Exercise details -> Extract the lines that carry the string "drawn" from the listing.

Supplied records ->
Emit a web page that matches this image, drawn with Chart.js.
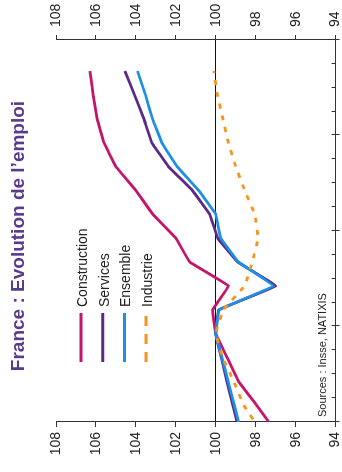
<!DOCTYPE html>
<html>
<head>
<meta charset="utf-8">
<script src="https://cdn.jsdelivr.net/npm/chart.js@4.4.1/dist/chart.umd.min.js"></script>
<style>
  html, body { margin: 0; padding: 0; background: #fff; overflow: hidden; width: 342px; height: 472px; }
  /* the chart is laid out landscape and turned a quarter turn to read bottom-to-top */
  #frame { position: absolute; left: 0; top: 0; width: 472px; height: 352px;
           transform-origin: 0 0; transform: translate(0, 472px) rotate(-90deg); }
  canvas { display: block; }
</style>
</head>
<body>
<div id="frame"><canvas id="chart" width="472" height="352"></canvas></div>
<script>
// Quarterly employment by sector, index base 100 (fourth quarter shown)
const quarters = [0, 1, 2, 3, 4, 5, 6, 7, 8, 9, 10, 11, 12, 13, 14, 15];
const construction = [97.08, 97.95, 98.86, 99.43, 100, 100.16, 99.36, 101.3, 102.0, 103.15, 104.0, 105.0, 105.6, 105.94, 106.14, 106.3];
const services     = [98.85, 99.15, 99.45, 99.72, 100, 99.85, 97.0, 98.9, 99.9, 100.3, 101.17, 102.37, 103.2, 103.6, 104.07, 104.55];
const ensemble     = [98.76, 99.07, 99.38, 99.69, 100, 99.82, 97.1, 98.86, 99.75, 100.0, 100.86, 101.94, 102.7, 103.17, 103.52, 103.92];
const industrie    = [97.8, 98.6, 99.1, 99.65, 100, 99.62, 98.55, 98.17, 97.88, 98.05, 98.55, 99.0, 99.37, 99.65, 99.92, 100.1];
const valueTicks = [94, 96, 98, 100, 102, 104, 106, 108];
const seriesNames = ['Construction', 'Services', 'Ensemble', 'Industrie'];

// observations fall a little before each quarter tick; the axis covers 16 quarters
const OBS_SHIFT = -0.3;
const AXIS_QUARTERS = 16;

const FONT = '"Liberation Sans", Arial, Helvetica, sans-serif';
Chart.defaults.font.family = FONT;
Chart.defaults.color = '#222';

const toPoints = vals => quarters.map((q, i) => ({ x: q + OBS_SHIFT, y: vals[i] }));

const lineStyle = (label, values, color, order, dash) => ({
  label,
  data: toPoints(values),
  borderColor: color,
  borderWidth: 2.8,
  borderDash: dash || [],
  legendDash: dash ? [10, 8] : [],
  pointRadius: 0,
  tension: 0.05,
  fill: false,
  clip: 0,
  order
});

// ticks on the time axis, the legend block and the source note
const decor = {
  id: 'decor',
  afterDraw(chart) {
    const { ctx, chartArea, scales } = chart;
    const xs = scales.x;
    ctx.save();
    ctx.strokeStyle = '#333';
    ctx.lineWidth = 1;
    xs.ticks.forEach(t => {
      const px = Math.round(xs.getPixelForValue(t.value)) + 0.5;
      const major = t.value % 4 === 0;
      ctx.beginPath();
      ctx.moveTo(px, chartArea.bottom - 4);
      ctx.lineTo(px, chartArea.bottom + (major ? 4 : 0));
      ctx.stroke();
    });

    chart.data.datasets.forEach((ds, i) => {
      const y = 81 + i * 21.7;
      ctx.strokeStyle = ds.borderColor;
      ctx.lineWidth = 3;
      ctx.setLineDash(ds.legendDash);
      ctx.beginPath();
      ctx.moveTo(110, y);
      ctx.lineTo(159, y);
      ctx.stroke();
      ctx.setLineDash([]);
      ctx.fillStyle = '#222';
      ctx.font = '14px ' + FONT;
      ctx.textBaseline = 'middle';
      ctx.textAlign = 'left';
      ctx.fillText(ds.label, 165, y + 2);
    });

    ctx.fillStyle = '#222';
    ctx.font = '11px ' + FONT;
    ctx.textBaseline = 'alphabetic';
    ctx.fillText('Sources : Insse, NATIXIS', 55, 326);
    ctx.restore();
  }
};

const valueAxis = (position, width, pad, onArea) => ({
  type: 'linear',
  position,
  display: true,
  min: valueTicks[0],
  max: valueTicks[valueTicks.length - 1],
  afterBuildTicks: s => { s.ticks = valueTicks.map(v => ({ value: v })); },
  afterFit: s => { s.width = width; },
  ticks: { font: { size: 14 }, color: '#222', padding: pad },
  grid: {
    drawOnChartArea: onArea,
    color: c => (c.tick && c.tick.value === 100) ? '#111' : 'rgba(0,0,0,0)',
    lineWidth: 1,
    tickColor: '#333',
    tickLength: 5,
    drawTicks: true
  },
  border: { display: true, color: '#333', width: 1 }
});

new Chart(document.getElementById('chart'), {
  type: 'line',
  data: {
    datasets: [
      lineStyle(seriesNames[0], construction, '#c4146c', 2),
      lineStyle(seriesNames[1], services, '#5b2a86', 3),
      lineStyle(seriesNames[2], ensemble, '#1e8fe6', 1),
      lineStyle(seriesNames[3], industrie, '#f7941d', 0, [5, 7])
    ]
  },
  options: {
    responsive: false,
    animation: false,
    devicePixelRatio: 1,
    layout: { padding: 0 },
    plugins: {
      legend: { display: false },
      tooltip: { enabled: false },
      title: {
        display: true,
        text: 'France : Evolution de l’emploi',
        color: '#5a3a8c',
        font: { size: 19, weight: 'bold', family: FONT, lineHeight: 1.2 },
        padding: { top: 7, bottom: 26.2 }
      }
    },
    scales: {
      x: {
        type: 'linear',
        min: 0,
        max: AXIS_QUARTERS,
        afterFit: s => { s.height = 16; },
        ticks: { display: false, stepSize: 1 },
        grid: { display: true, drawOnChartArea: false, drawTicks: false, color: 'rgba(0,0,0,0)' },
        border: { display: true, color: '#333', width: 1 }
      },
      y: valueAxis('left', 50, 5, true),
      y2: valueAxis('right', 40, 8, false)
    }
  },
  plugins: [decor]
});
</script>
</body>
</html>
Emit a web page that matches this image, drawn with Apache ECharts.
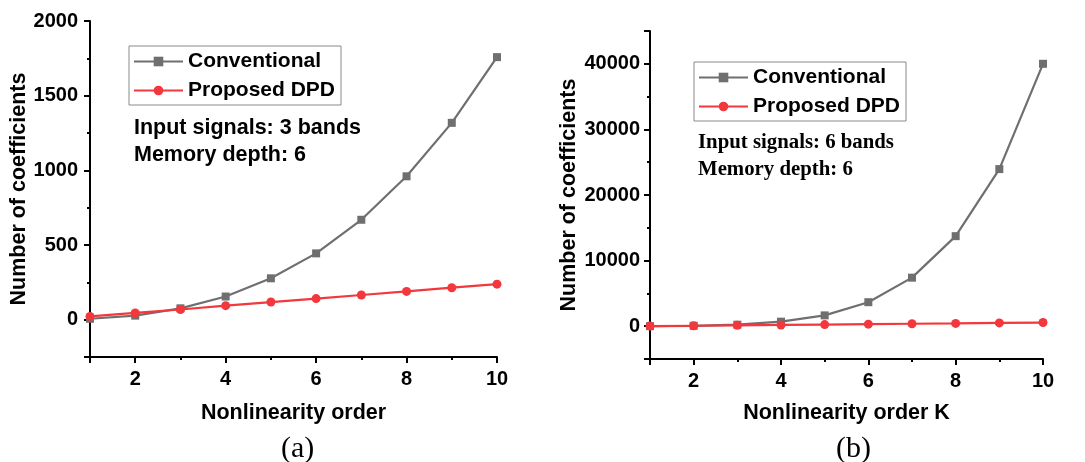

Final result ->
Emit a web page that matches this image, drawn with Chart.js.
Emit a web page that matches this image, drawn with Apache ECharts.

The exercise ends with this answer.